Sony claims that its new $349.99 XBA-4's sound is "optimized for audiophiles," and my anecdotal testing confirms that this is truly a great-sounding set of headphones. It features Sony's newly designed "microsized balanced armature drivers," and in fact the XBA-4 uses four of these drivers in each earpiece. Other less expensive XBA models, namely the XBA-1, XBA-2, and XBA-3 have one, two, and three balanced armature drivers in each earpiece, respectively. The XBA series is the first generation of Sony headphones to feature these drivers, which produce clearer sound than conventional headphone drivers. With excellent noise-blocking performance, a comfortable fit, and a sleek design, the XBA-4s are sure to satiate any audiophile's hunt for a balanced in-ear headphone.

Design and features
The XBA-4 is the flagship model in the XBA line and uses four balanced armature drivers (full range, tweeter, woofer, and superwoofer drivers) in each earpiece. The earpieces are relatively massive for this reason, especially for an in-ear design, but the gunmetal-gray-and-silver metallic earpieces stand out with an undeniably high-tech profile. The buds are constructed from a high-strength magnesium alloy inner housing that holds the four drivers rigidly in place, with an assembly fitted into an ABS outer housing to suppress vibration.

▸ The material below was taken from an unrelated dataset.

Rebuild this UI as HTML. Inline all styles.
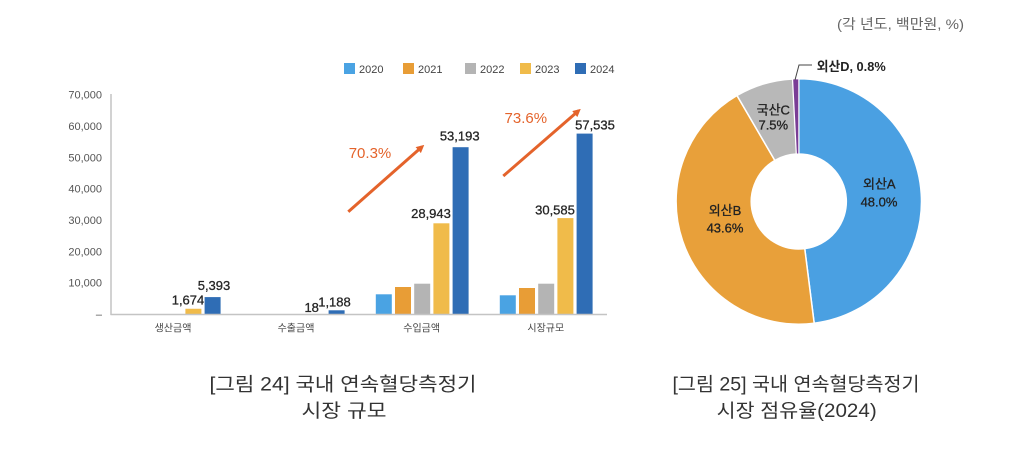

Sony claims the XBA-4 in-ear headphones have a "noise-blocking" design and prevent sound leakage; I found the XBA-4's environmental noise-hushing abilities are about average for in-ear designs. At the very least, you won't have to worry about your music causing a disturbance to people around you.

The headphone cable is an asymmetric Y design, so the left branch of the cable is just 7 inches long compared to the right side's 21-inch length. As such, the headphones feel most comfortable draped over the left side of your body.

The cable's entire length measured from the left side is an ample 64 inches, but you can also wrap some of the cable around the supplied cord adjuster (a flat, black plastic spool) if you prefer a shorter cable. That's a good thing to prevent cord tangles while you store them in a bag or your pocket.

I don't usually have a lot to say about headphone plugs, but the XBA-4's right angle, 3.5mm, gold-plated plug is finished in glossy black and chrome and exudes class. The XBA-4 doesn't come with an inline microphone or a remote to control Apple devices; if these features are important to you, you can pick up the XBA-4iP for $20 more.

The headphone does, however, come with four sizes of silicone eartips and three sizes of noise-isolating tips. The "L" and "R" markings on the earpieces are fairly small and will be difficult to see in low-light conditions, but you should be able to find an appropriate size for your ear canal among the seven options. Achieving a proper seal is important to getting the best sound and the most isolation out of your headphones. Finally, Sony also includes a soft faux-leather travel case in the box.